**What to produce:**
Without the pictures, write out all the lines below exactly as they appear.

**Data lines:**
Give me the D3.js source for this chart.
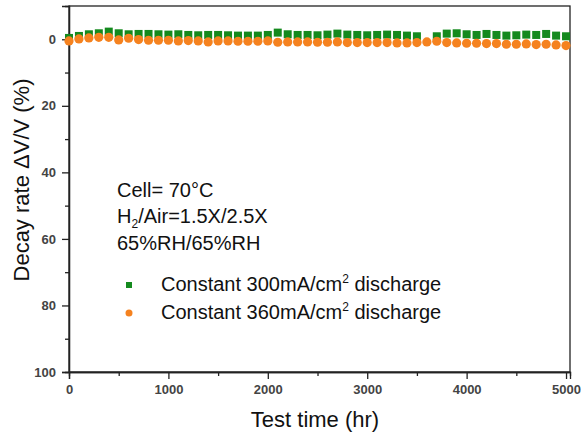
<!DOCTYPE html>
<html>
<head>
<meta charset="utf-8">
<script src="https://cdn.jsdelivr.net/npm/d3@7"></script>
<style>
  body { margin: 0; background: #fff; }
  svg text { font-family: "Liberation Sans", Arial, sans-serif; }
</style>
</head>
<body>
<svg id="chart" width="581" height="436"></svg>
<script>
// ---- data ----
const times = [0,100,200,300,400,500,600,700,800,900,1000,1100,1200,1300,1400,1500,1600,1700,1800,1900,
  2000,2100,2200,2300,2400,2500,2600,2700,2800,2900,3000,3100,3200,3300,3400,3500,3600,3700,3800,3900,
  4000,4100,4200,4300,4400,4500,4600,4700,4800,4900,5000];
const decay300 = [-0.4,-1.0,-1.5,-1.8,-2.3,-1.8,-1.5,-1.6,-1.6,-1.5,-1.4,-1.5,-1.3,-1.2,-1.3,-1.3,-1.2,-1.1,-1.1,-1.1,
  -1.3,-2.0,-1.5,-1.3,-1.3,-1.2,-1.4,-1.7,-1.4,-1.3,-1.2,-1.3,-1.4,-1.3,-1.1,-0.9,null,-0.9,-1.7,-1.8,
  -1.5,-1.3,-1.6,-1.3,-1.1,-1.2,-1.4,-1.3,-1.6,-1.1,-0.9];
const decay360 = [0.5,-0.1,-0.4,-0.6,-0.6,0.2,-0.3,0.1,0.3,0.3,0.3,0.5,0.4,0.5,0.8,0.5,0.5,0.6,0.6,0.6,
  0.5,0.9,0.8,0.8,0.8,0.9,0.9,0.8,1.0,1.0,1.0,1.0,1.0,1.1,1.1,1.0,0.8,0.6,1.0,1.1,
  1.2,1.2,1.3,1.3,1.5,1.5,1.4,1.6,1.5,1.7,1.9];
const xTicks = [0,1000,2000,3000,4000,5000];
const xMinorTicks = [500,1500,2500,3500,4500];
const yTicks = [0,20,40,60,80,100];
const yMinorTicks = [10,30,50,70,90];
const seriesNames = ["Constant 300mA/cm", "Constant 360mA/cm"];
const seriesColors = ["#148a1e", "#f5821f"];
const notes = ["Cell= 70°C", "65%RH/65%RH"];

// ---- layout ----
const svg = d3.select("#chart");
const L = 69, R = 570, T = 6, B = 372;
const x = d3.scaleLinear().domain([0, 5040]).range([L, R]);
const y = d3.scaleLinear().domain([-10, 100]).range([T, B]);
const axisColor = "#222";

// frame
svg.append("rect").attr("x", L).attr("y", T).attr("width", R - L).attr("height", B - T)
  .attr("fill", "none").attr("stroke", axisColor).attr("stroke-width", 1.3);

// x axis
const gx = svg.append("g").attr("transform", `translate(0,${B})`);
gx.call(d3.axisBottom(x).tickValues(xTicks).tickSize(7).tickPadding(6).tickFormat(d3.format("d")));
gx.append("g").call(d3.axisBottom(x).tickValues(xMinorTicks).tickSize(4).tickFormat(""));
// y axis
const gy = svg.append("g").attr("transform", `translate(${L},0)`);
gy.call(d3.axisLeft(y).tickValues(yTicks).tickSize(7).tickPadding(6).tickFormat(d3.format("d")));
gy.append("g").call(d3.axisLeft(y).tickValues(yMinorTicks).tickSize(4).tickFormat(""));

svg.selectAll(".domain").attr("stroke", axisColor).attr("stroke-width", 1.3);
svg.selectAll(".tick line").attr("stroke", axisColor).attr("stroke-width", 1.3);
svg.selectAll(".tick text").attr("fill", "#444").style("font-size", "13px").style("font-weight", "bold")
  .style("font-family", "'Liberation Sans', Arial, sans-serif");

// axis titles
svg.append("text").attr("x", 315).attr("y", 427).attr("text-anchor", "middle")
  .style("font-size", "22px").attr("fill", "#111").text("Test time (hr)");
svg.append("text").attr("transform", `translate(29,${180}) rotate(-90)`).attr("text-anchor", "middle")
  .style("font-size", "22px").attr("fill", "#111").text("Decay rate ΔV/V (%)");

// data marks
const plot = svg.append("g");
const d300 = times.map((t, i) => ({t, v: decay300[i]})).filter(d => d.v !== null);
const d360 = times.map((t, i) => ({t, v: decay360[i]})).filter(d => d.v !== null);
const sq = 8;
plot.selectAll("rect.s300").data(d300).enter().append("rect")
  .attr("x", d => x(d.t) - sq / 2).attr("y", d => y(d.v) - sq / 2)
  .attr("width", sq).attr("height", sq).attr("fill", seriesColors[0]);
plot.selectAll("circle.s360").data(d360).enter().append("circle")
  .attr("cx", d => x(d.t)).attr("cy", d => y(d.v)).attr("r", 4.6)
  .attr("fill", seriesColors[1]);

// annotations
const fs = "20px";
const ann = svg.append("g").attr("fill", "#111").style("font-size", fs);
ann.append("text").attr("x", 117).attr("y", 197).text(notes[0]);
const h2 = ann.append("text").attr("x", 117).attr("y", 223);
h2.append("tspan").text("H");
h2.append("tspan").attr("dy", 5).style("font-size", "12px").text("2");
h2.append("tspan").attr("dy", -5).text("/Air=1.5X/2.5X");
ann.append("text").attr("x", 117).attr("y", 250).text(notes[1]);

// legend
const legY = [285, 313];
seriesNames.forEach((name, i) => {
  if (i === 0) {
    svg.append("rect").attr("x", 129 - 3).attr("y", legY[i] - 3).attr("width", 6).attr("height", 6)
      .attr("fill", seriesColors[i]);
  } else {
    svg.append("circle").attr("cx", 129).attr("cy", legY[i]).attr("r", 3.5).attr("fill", seriesColors[i]);
  }
  const t = svg.append("text").attr("x", 161).attr("y", legY[i] + 6).attr("fill", "#111").style("font-size", fs);
  t.append("tspan").text(name);
  t.append("tspan").attr("dy", -8).style("font-size", "12px").text("2");
  t.append("tspan").attr("dy", 8).text(" discharge");
});
</script>
</body>
</html>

**Result of this task:**
Give me the D3.js source for this chart.
<!DOCTYPE html>
<html>
<head>
<meta charset="utf-8">
<script src="https://cdn.jsdelivr.net/npm/d3@7"></script>
<style>
  body { margin: 0; background: #fff; }
  svg text { font-family: "Liberation Sans", Arial, sans-serif; }
</style>
</head>
<body>
<svg id="chart" width="581" height="436"></svg>
<script>
// ---- data ----
const times = [0,100,200,300,400,500,600,700,800,900,1000,1100,1200,1300,1400,1500,1600,1700,1800,1900,
  2000,2100,2200,2300,2400,2500,2600,2700,2800,2900,3000,3100,3200,3300,3400,3500,3600,3700,3800,3900,
  4000,4100,4200,4300,4400,4500,4600,4700,4800,4900,5000];
const decay300 = [-0.4,-1.0,-1.5,-1.8,-2.3,-1.8,-1.5,-1.6,-1.6,-1.5,-1.4,-1.5,-1.3,-1.2,-1.3,-1.3,-1.2,-1.1,-1.1,-1.1,
  -1.3,-2.0,-1.5,-1.3,-1.3,-1.2,-1.4,-1.7,-1.4,-1.3,-1.2,-1.3,-1.4,-1.3,-1.1,-0.9,null,-0.9,-1.7,-1.8,
  -1.5,-1.3,-1.6,-1.3,-1.1,-1.2,-1.4,-1.3,-1.6,-1.1,-0.9];
const decay360 = [0.5,-0.1,-0.4,-0.6,-0.6,0.2,-0.3,0.1,0.3,0.3,0.3,0.5,0.4,0.5,0.8,0.5,0.5,0.6,0.6,0.6,
  0.5,0.9,0.8,0.8,0.8,0.9,0.9,0.8,1.0,1.0,1.0,1.0,1.0,1.1,1.1,1.0,0.8,0.6,1.0,1.1,
  1.2,1.2,1.3,1.3,1.5,1.5,1.4,1.6,1.5,1.7,1.9];
const xTicks = [0,1000,2000,3000,4000,5000];
const xMinorTicks = [500,1500,2500,3500,4500];
const yTicks = [0,20,40,60,80,100];
const yMinorTicks = [10,30,50,70,90];
const seriesNames = ["Constant 300mA/cm", "Constant 360mA/cm"];
const seriesColors = ["#148a1e", "#f5821f"];
const notes = ["Cell= 70°C", "65%RH/65%RH"];

// ---- layout ----
const svg = d3.select("#chart");
const L = 69, R = 570, T = 6, B = 372;
const x = d3.scaleLinear().domain([0, 5040]).range([L, R]);
const y = d3.scaleLinear().domain([-10, 100]).range([T, B]);
const axisColor = "#222";

// frame
svg.append("rect").attr("x", L).attr("y", T).attr("width", R - L).attr("height", B - T)
  .attr("fill", "none").attr("stroke", axisColor).attr("stroke-width", 1.3);

// x axis
const gx = svg.append("g").attr("transform", `translate(0,${B})`);
gx.call(d3.axisBottom(x).tickValues(xTicks).tickSize(7).tickPadding(6).tickFormat(d3.format("d")));
gx.append("g").call(d3.axisBottom(x).tickValues(xMinorTicks).tickSize(4).tickFormat(""));
// y axis
const gy = svg.append("g").attr("transform", `translate(${L},0)`);
gy.call(d3.axisLeft(y).tickValues(yTicks).tickSize(7).tickPadding(6).tickFormat(d3.format("d")));
gy.append("g").call(d3.axisLeft(y).tickValues(yMinorTicks).tickSize(4).tickFormat(""));

svg.selectAll(".domain").attr("stroke", axisColor).attr("stroke-width", 1.3);
svg.selectAll(".tick line").attr("stroke", axisColor).attr("stroke-width", 1.3);
svg.selectAll(".tick text").attr("fill", "#444").style("font-size", "13px").style("font-weight", "bold")
  .style("font-family", "'Liberation Sans', Arial, sans-serif");

// axis titles
svg.append("text").attr("x", 315).attr("y", 427).attr("text-anchor", "middle")
  .style("font-size", "22px").attr("fill", "#111").text("Test time (hr)");
svg.append("text").attr("transform", `translate(29,${180}) rotate(-90)`).attr("text-anchor", "middle")
  .style("font-size", "22px").attr("fill", "#111").text("Decay rate ΔV/V (%)");

// data marks
const plot = svg.append("g");
const d300 = times.map((t, i) => ({t, v: decay300[i]})).filter(d => d.v !== null);
const d360 = times.map((t, i) => ({t, v: decay360[i]})).filter(d => d.v !== null);
const sq = 8;
plot.selectAll("rect.s300").data(d300).enter().append("rect")
  .attr("x", d => x(d.t) - sq / 2).attr("y", d => y(d.v) - sq / 2)
  .attr("width", sq).attr("height", sq).attr("fill", seriesColors[0]);
plot.selectAll("circle.s360").data(d360).enter().append("circle")
  .attr("cx", d => x(d.t)).attr("cy", d => y(d.v)).attr("r", 4.6)
  .attr("fill", seriesColors[1]);

// annotations
const fs = "20px";
const ann = svg.append("g").attr("fill", "#111").style("font-size", fs);
ann.append("text").attr("x", 117).attr("y", 197).text(notes[0]);
const h2 = ann.append("text").attr("x", 117).attr("y", 223);
h2.append("tspan").text("H");
h2.append("tspan").attr("dy", 5).style("font-size", "12px").text("2");
h2.append("tspan").attr("dy", -5).text("/Air=1.5X/2.5X");
ann.append("text").attr("x", 117).attr("y", 250).text(notes[1]);

// legend
const legY = [285, 313];
seriesNames.forEach((name, i) => {
  if (i === 0) {
    svg.append("rect").attr("x", 129 - 3).attr("y", legY[i] - 3).attr("width", 6).attr("height", 6)
      .attr("fill", seriesColors[i]);
  } else {
    svg.append("circle").attr("cx", 129).attr("cy", legY[i]).attr("r", 3.5).attr("fill", seriesColors[i]);
  }
  const t = svg.append("text").attr("x", 161).attr("y", legY[i] + 6).attr("fill", "#111").style("font-size", fs);
  t.append("tspan").text(name);
  t.append("tspan").attr("dy", -8).style("font-size", "12px").text("2");
  t.append("tspan").attr("dy", 8).text(" discharge");
});
</script>
</body>
</html>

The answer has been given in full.